A los ojos de Antonia, parece una niña pequeña.

—No vendes drogas —dice Irina, con voz muy suave—. No vendes mujeres. No te beneficias de la miseria de otras personas. Las reglas fueron escritas hace mucho tiempo. Y no cambian.

Antonia se lleva la mano al bolsillo y saca la tarjeta micro SD. Se la muestra a Irina, en la palma de la mano extendida.

—Viniste a por esto. Te lo daré. Pero tienes que dejarla ir.

Jon le pone una mano en el brazo a Antonia.

—No puedes darle el dinero y las pruebas —dice, muy serio.

Su compañera le mira. Hay tristeza en sus ojos, pero también convicción.

—No puedo dejar que la mate.

El inspector Gutiérrez le devuelve la mirada. Hay una batalla librándose bajo sus ojos pardos. Una batalla cruenta, que va a dejar víctimas. Su instinto de policía se debate contra su confianza en ella. Su deseo de justicia frente a la necesidad de proteger la vida de Lola y de su hijo nonato.

—Jon, no hay otro modo —dice Antonia.

Con un suspiro, Jon le suelta el brazo.

Antonia da un paso hacia Irina, ofreciéndole la tarjeta.

—Cógela —dice, en ruso.

—¿Cómo sé que no me disparará por la espalda en cuanto me haya dado la vuelta? —pregunta Irina, haciendo un gesto hacia Jon, con los ojos entornados.

—Tienes mi palabra. Si yo tengo la tuya.

Irina estudia a ambos.

El rostro de Jon, pétreo, con los dientes apretados y el brazo paralelo al cuerpo. Su arma apunta al suelo, pero la crispación de los dedos indica lo que querría hacer en realidad.

Antonia, serena. Sosteniendo la tarjeta entre el índice y el pulgar.

Irina hace sus propias cuentas. Que le llevan largos y angustiosos segundos.

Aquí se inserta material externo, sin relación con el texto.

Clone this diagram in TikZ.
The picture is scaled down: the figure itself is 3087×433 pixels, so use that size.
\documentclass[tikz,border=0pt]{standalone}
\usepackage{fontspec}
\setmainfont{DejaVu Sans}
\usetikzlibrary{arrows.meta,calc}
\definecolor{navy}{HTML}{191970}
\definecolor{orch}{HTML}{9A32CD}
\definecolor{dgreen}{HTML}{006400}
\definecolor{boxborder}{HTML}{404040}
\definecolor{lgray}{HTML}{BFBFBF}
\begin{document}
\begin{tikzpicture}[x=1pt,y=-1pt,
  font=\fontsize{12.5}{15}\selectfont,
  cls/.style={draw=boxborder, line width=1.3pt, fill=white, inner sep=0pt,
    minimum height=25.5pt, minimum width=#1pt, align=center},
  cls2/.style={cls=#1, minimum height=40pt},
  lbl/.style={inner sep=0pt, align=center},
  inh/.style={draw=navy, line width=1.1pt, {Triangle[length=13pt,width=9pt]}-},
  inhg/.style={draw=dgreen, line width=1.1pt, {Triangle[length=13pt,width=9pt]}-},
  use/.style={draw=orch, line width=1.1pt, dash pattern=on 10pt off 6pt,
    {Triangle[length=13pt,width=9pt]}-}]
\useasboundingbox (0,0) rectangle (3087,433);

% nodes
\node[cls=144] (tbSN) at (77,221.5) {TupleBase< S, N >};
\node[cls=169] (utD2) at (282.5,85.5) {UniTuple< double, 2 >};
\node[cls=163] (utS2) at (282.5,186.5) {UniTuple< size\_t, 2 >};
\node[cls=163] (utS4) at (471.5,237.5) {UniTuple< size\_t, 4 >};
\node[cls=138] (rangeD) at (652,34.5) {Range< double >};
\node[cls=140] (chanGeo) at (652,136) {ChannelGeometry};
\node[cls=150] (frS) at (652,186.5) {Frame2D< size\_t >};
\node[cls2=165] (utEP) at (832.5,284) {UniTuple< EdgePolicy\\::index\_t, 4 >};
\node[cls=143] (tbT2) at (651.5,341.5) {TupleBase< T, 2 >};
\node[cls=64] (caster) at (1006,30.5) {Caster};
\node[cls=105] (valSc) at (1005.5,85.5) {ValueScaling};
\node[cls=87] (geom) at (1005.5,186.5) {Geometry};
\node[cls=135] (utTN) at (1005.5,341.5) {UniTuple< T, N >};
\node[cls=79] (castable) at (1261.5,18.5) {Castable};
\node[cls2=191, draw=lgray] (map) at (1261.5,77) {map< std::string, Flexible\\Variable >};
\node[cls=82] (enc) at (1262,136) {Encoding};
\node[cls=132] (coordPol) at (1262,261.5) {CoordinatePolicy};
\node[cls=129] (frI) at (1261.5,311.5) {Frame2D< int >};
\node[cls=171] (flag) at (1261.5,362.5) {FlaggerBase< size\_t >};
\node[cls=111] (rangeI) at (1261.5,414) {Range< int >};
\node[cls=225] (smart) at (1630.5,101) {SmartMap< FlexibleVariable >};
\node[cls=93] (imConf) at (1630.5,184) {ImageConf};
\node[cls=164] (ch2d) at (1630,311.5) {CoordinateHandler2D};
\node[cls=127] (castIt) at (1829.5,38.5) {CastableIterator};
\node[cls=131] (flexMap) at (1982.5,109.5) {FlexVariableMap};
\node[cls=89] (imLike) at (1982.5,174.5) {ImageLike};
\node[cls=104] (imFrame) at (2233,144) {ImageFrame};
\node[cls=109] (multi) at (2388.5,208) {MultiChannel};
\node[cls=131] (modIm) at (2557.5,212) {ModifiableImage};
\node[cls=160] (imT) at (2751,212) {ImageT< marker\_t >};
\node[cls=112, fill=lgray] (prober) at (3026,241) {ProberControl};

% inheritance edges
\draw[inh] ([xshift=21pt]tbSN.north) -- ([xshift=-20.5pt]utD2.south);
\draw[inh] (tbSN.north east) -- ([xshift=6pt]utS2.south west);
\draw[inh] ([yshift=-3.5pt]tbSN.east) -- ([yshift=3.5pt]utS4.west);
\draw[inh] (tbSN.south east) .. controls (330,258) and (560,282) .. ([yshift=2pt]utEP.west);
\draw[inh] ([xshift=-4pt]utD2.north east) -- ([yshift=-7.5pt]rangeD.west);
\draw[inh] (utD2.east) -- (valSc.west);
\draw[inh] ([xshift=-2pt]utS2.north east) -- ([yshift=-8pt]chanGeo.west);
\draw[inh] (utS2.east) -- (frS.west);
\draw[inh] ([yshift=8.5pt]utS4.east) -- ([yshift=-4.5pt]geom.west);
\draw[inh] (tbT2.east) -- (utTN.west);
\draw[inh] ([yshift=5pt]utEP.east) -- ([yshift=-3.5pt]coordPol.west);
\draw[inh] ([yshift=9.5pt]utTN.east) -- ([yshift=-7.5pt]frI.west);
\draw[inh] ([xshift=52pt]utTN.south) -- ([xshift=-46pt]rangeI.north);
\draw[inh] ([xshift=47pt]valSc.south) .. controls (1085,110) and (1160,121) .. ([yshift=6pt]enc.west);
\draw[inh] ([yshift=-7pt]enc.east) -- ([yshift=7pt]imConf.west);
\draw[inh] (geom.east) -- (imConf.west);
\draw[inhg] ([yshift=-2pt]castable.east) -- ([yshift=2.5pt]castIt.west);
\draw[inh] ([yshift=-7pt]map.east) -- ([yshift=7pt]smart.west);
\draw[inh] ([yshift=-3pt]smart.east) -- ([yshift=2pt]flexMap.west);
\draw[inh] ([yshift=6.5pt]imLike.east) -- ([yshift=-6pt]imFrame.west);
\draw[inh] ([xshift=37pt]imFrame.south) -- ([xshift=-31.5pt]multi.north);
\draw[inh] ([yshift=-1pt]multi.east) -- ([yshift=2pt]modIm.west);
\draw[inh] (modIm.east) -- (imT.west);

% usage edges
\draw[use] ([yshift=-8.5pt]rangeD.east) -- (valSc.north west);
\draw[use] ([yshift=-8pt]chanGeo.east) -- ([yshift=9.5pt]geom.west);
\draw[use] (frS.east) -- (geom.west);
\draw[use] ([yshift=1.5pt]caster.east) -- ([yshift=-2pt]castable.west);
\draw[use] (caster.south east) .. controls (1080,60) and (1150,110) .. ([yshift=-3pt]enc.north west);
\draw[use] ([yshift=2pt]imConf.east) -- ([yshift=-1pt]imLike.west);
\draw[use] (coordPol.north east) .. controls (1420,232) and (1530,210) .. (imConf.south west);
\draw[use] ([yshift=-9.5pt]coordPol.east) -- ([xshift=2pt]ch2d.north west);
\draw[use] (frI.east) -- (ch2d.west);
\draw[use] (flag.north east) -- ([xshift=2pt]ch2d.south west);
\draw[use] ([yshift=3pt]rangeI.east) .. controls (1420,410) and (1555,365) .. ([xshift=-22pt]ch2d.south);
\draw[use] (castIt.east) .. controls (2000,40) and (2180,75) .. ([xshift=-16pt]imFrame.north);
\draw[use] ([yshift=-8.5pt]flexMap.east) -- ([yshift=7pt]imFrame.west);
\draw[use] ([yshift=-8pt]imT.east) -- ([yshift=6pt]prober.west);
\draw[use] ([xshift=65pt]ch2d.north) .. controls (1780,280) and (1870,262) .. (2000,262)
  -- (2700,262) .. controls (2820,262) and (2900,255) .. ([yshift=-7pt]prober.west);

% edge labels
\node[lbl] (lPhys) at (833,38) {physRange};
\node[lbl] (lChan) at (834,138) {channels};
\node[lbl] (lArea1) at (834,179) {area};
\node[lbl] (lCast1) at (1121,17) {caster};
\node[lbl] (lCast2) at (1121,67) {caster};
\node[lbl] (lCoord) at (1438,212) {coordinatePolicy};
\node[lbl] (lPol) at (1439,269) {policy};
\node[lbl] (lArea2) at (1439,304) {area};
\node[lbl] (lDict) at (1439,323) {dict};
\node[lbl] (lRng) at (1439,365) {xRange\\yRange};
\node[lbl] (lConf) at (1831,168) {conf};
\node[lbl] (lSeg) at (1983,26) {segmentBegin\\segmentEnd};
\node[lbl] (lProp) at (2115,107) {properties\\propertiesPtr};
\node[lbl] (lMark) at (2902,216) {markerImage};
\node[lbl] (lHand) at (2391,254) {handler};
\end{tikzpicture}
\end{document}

Finalmente, aparta el arma. La cabeza de Lola se sacude hacia delante, liberada de la presión del acero. El cañón del arma ha dejado un rectángulo en su frente, con un círculo insertado en la parte superior.

Respira hondo, de alivio y de rabia, cuando ve cómo Irina coge la tarjeta de manos de Antonia y comienza a renquear hacia la puerta.

—¿Y mi hijo y yo, qué comeremos? —pregunta, agarrando a Irina por la bota, intentando retenerla—. Dime, qué comeremos.

Irina ha necesitado treinta y dos años —los treinta y dos años de su vida, minuto a minuto— para llegar a ese instante. Se siente pura, explícita, invencible, en el momento de responder:

—Mierda.

9
Una línea recta

Recoger y limpiar tras una fiesta nunca es divertido. Y contarlo, aún menos. Baste un resumen.

Antonia logró llegar andando hasta el cruce de caminos, donde consiguió cobertura de nuevo. La nieve estaba alta y espesa, pero ella aprovechó unas huellas recientes. La mujer que las dejaba cojeaba y sangraba. Antonia caminó despacio para no correr el riesgo de alcanzarla.

Una hora después, el tranquilo paraje estaba atestado de policías. Expertos de la científica, moviéndose entre los cadáveres y los impactos de bala, llenándolo todo de triángulos. Un fiscal y un juez de instrucción. Gente de Asuntos Internos, también. Incluso alguien del Ministerio de Interior. La participación de una comisaria y un subinspector corruptos en todo aquel asunto lo había vuelto un lío de descomunales proporciones. Que, como casi todos los embrollos escabrosos, acabó bajo la alfombra.

Cuando se llevan a Lola Moreno en la ambulancia —con los hombros caídos envueltos en una manta—, Jon se la queda mirando con desprecio.

—Lo que realmente me jode es que se va a librar de todo.

—Seguramente —dice Antonia, compartiendo su frustración—. Pero hemos hecho lo que debíamos.

Hace frío. Ellos también están arropados con mantas, que sirven de poco contra el aire gélido que baja desde la sierra. Es probable que vuelva a nevar muy pronto. Jon da una patada en el suelo, intentando entrar en calor.

—No estoy seguro de ello, cari. Hemos tomado demasiados desvíos.

—Caminando en línea recta no puede uno llegar muy lejos —dice Antonia.